The Khyber Pakhtunkhwa Assembly will elect 12 senators during the Senate election in March as the six-year term of 11 senators from the province is set to expire. “Ours is a democratic party and like Begum Nasim Wali Khan anyone can apply for party ticket to contest the Senate and general elections,” said an ANP leader, who requested not to be named, when contacted to comment on Begum Nasim Wali’s application for the party ticket.

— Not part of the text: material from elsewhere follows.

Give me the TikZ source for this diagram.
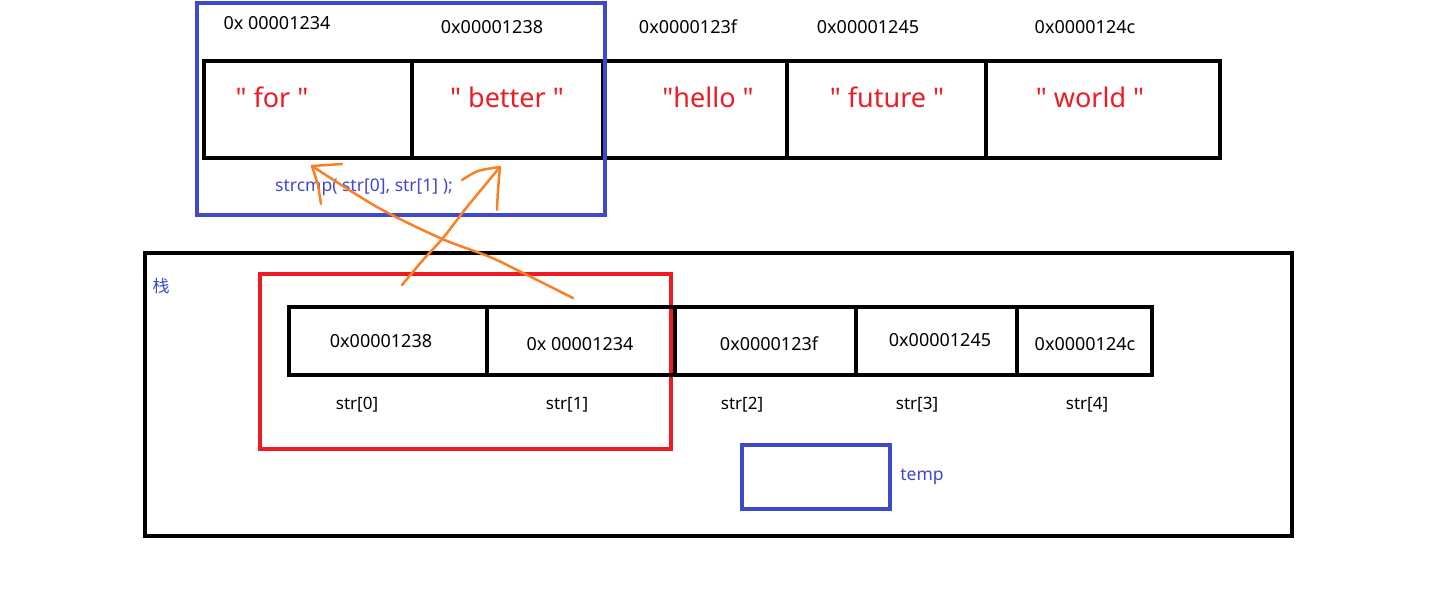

He said the ANP parliamentary board would decide the final nomination of candidates, adding the board had received several applications so far. Begum Nasim Wali told The News that she would not revolt or object if the party’s parliamentary board declined her application for the Senate seat. “But I am quite sure that the party would honour me for the Senate seat keeping in mind my prolonged association and services to the nationalist party,” she said.
She hastened to add that she was physically fit to represent her party and womenfolk in the Senate. Daughter of noted Khudai Khidmatgar Amir Mohammad Khan from Mardan, she married Khan Abdul Wali Khan in 1954. She entered active politics in 1977 when her husband and other nationalist leaders were imprisoned by Zulfikar Ali Bhutto-led PPP government.
She was the first woman from Khyber Pakhtunkhwa to be elected to the NA and provincial assembly in the general elections thrice. Unlike her late husband, her sons Asfandyar Wali Khan and late Sangeen Wali Khan, she never lost any election.